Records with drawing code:
::::::::::
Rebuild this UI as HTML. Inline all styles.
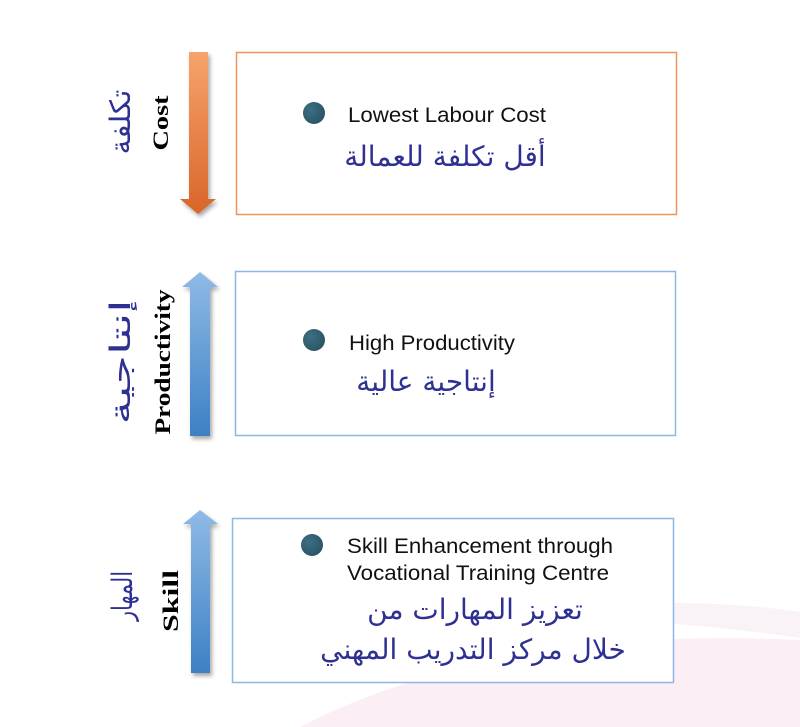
<!DOCTYPE html>
<html><head><meta charset="utf-8"><style>
html,body{margin:0;padding:0;background:#fff;}
body{width:800px;height:727px;position:relative;overflow:hidden;}
</style></head><body>
<svg width="800" height="727" viewBox="0 0 800 727" xmlns="http://www.w3.org/2000/svg" style="position:absolute;left:0;top:0">
<defs>
<linearGradient id="og" x1="0" y1="0" x2="0" y2="1"><stop offset="0" stop-color="#f6a36c"/><stop offset="1" stop-color="#d9652a"/></linearGradient>
<linearGradient id="bg" x1="0" y1="0" x2="0" y2="1"><stop offset="0" stop-color="#8fbbe6"/><stop offset="1" stop-color="#3d80c4"/></linearGradient>
<radialGradient id="dot" cx="0.35" cy="0.35" r="0.7"><stop offset="0" stop-color="#3c6f82"/><stop offset="1" stop-color="#2b5466"/></radialGradient>
<filter id="sh"><feDropShadow dx="2" dy="3" stdDeviation="2" flood-opacity="0.35"/></filter>
</defs>
<path d="M300 727 C430 660 600 630 800 640 L800 727 Z" fill="#fbeef4"/>
<path d="M420 625 C580 595 720 600 800 612 L800 638 C640 615 520 615 420 625 Z" fill="#f9f2f6"/>
<rect x="236.5" y="52.5" width="440" height="162" fill="#fff" stroke="#ef9459" stroke-width="1.5"/>
<rect x="235.5" y="271.5" width="440" height="164" fill="#fff" stroke="#8db6e3" stroke-width="1.5"/>
<rect x="232.5" y="518.5" width="441" height="164" fill="#fff" stroke="#8db6e3" stroke-width="1.5"/>
<path d="M189 52 L208 52 L208 199 L216 199 L198 214 L180 199 L189 199 Z" fill="url(#og)" filter="url(#sh)"/>
<path d="M200 272 L218 287 L210 287 L210 436 L190 436 L190 287 L182 287 Z" fill="url(#bg)" filter="url(#sh)"/>
<path d="M200 510 L218 524 L210 524 L210 673 L191 673 L191 524 L183 524 Z" fill="url(#bg)" filter="url(#sh)"/>
<g font-family="Liberation Serif, serif" font-weight="bold" font-size="22" fill="#000">
<text transform="translate(168,123) rotate(-90)" text-anchor="middle" textLength="55" lengthAdjust="spacingAndGlyphs">Cost</text>
<text transform="translate(170,362) rotate(-90)" text-anchor="middle" textLength="145" lengthAdjust="spacingAndGlyphs">Productivity</text>
<text transform="translate(178,601) rotate(-90)" text-anchor="middle" textLength="62" lengthAdjust="spacingAndGlyphs">Skill</text>
</g>
<g font-family="DejaVu Sans, sans-serif" font-size="28" fill="#2e3192">
<text transform="translate(130,122) rotate(-90)" text-anchor="middle" textLength="65" lengthAdjust="spacingAndGlyphs">تكلفة</text>
<text transform="translate(130,362) rotate(-90)" text-anchor="middle" textLength="125" lengthAdjust="spacingAndGlyphs">إنتاجية</text>
<text transform="translate(132,596) rotate(-90)" text-anchor="middle" textLength="50" lengthAdjust="spacingAndGlyphs">المهار</text>
</g>
<circle cx="314" cy="113" r="11" fill="url(#dot)"/>
<circle cx="314" cy="340" r="11" fill="url(#dot)"/>
<circle cx="312" cy="545" r="11" fill="url(#dot)"/>
<g font-family="Liberation Sans, sans-serif" font-size="21" fill="#111">
<text x="348" y="122" textLength="198" lengthAdjust="spacingAndGlyphs">Lowest Labour Cost</text>
<text x="349" y="350" textLength="166" lengthAdjust="spacingAndGlyphs">High Productivity</text>
<text x="347" y="553" textLength="266" lengthAdjust="spacingAndGlyphs">Skill Enhancement through</text>
<text x="347" y="580" textLength="262" lengthAdjust="spacingAndGlyphs">Vocational Training Centre</text>
</g>
<g font-family="DejaVu Sans, sans-serif" font-size="28" fill="#2e3192" text-anchor="middle">
<text x="445" y="166">أقل تكلفة للعمالة</text>
<text x="426" y="391">إنتاجية عالية</text>
<text x="475" y="619">تعزيز المهارات من</text>
<text x="473" y="659">خلال مركز التدريب المهني</text>
</g>
</svg>
</body></html>
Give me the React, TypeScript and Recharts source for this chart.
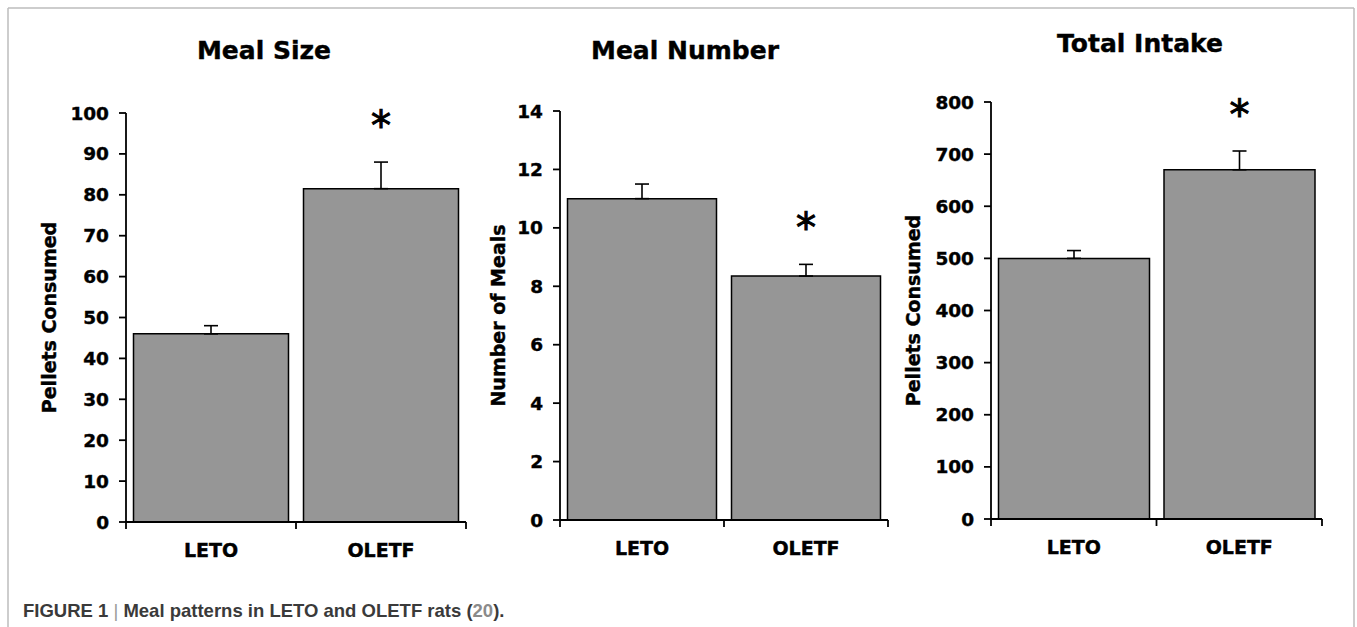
::::::::::
Task instructions:
Find how many of the lines above have the word "this" in them. State only that number.

Problem solution:
2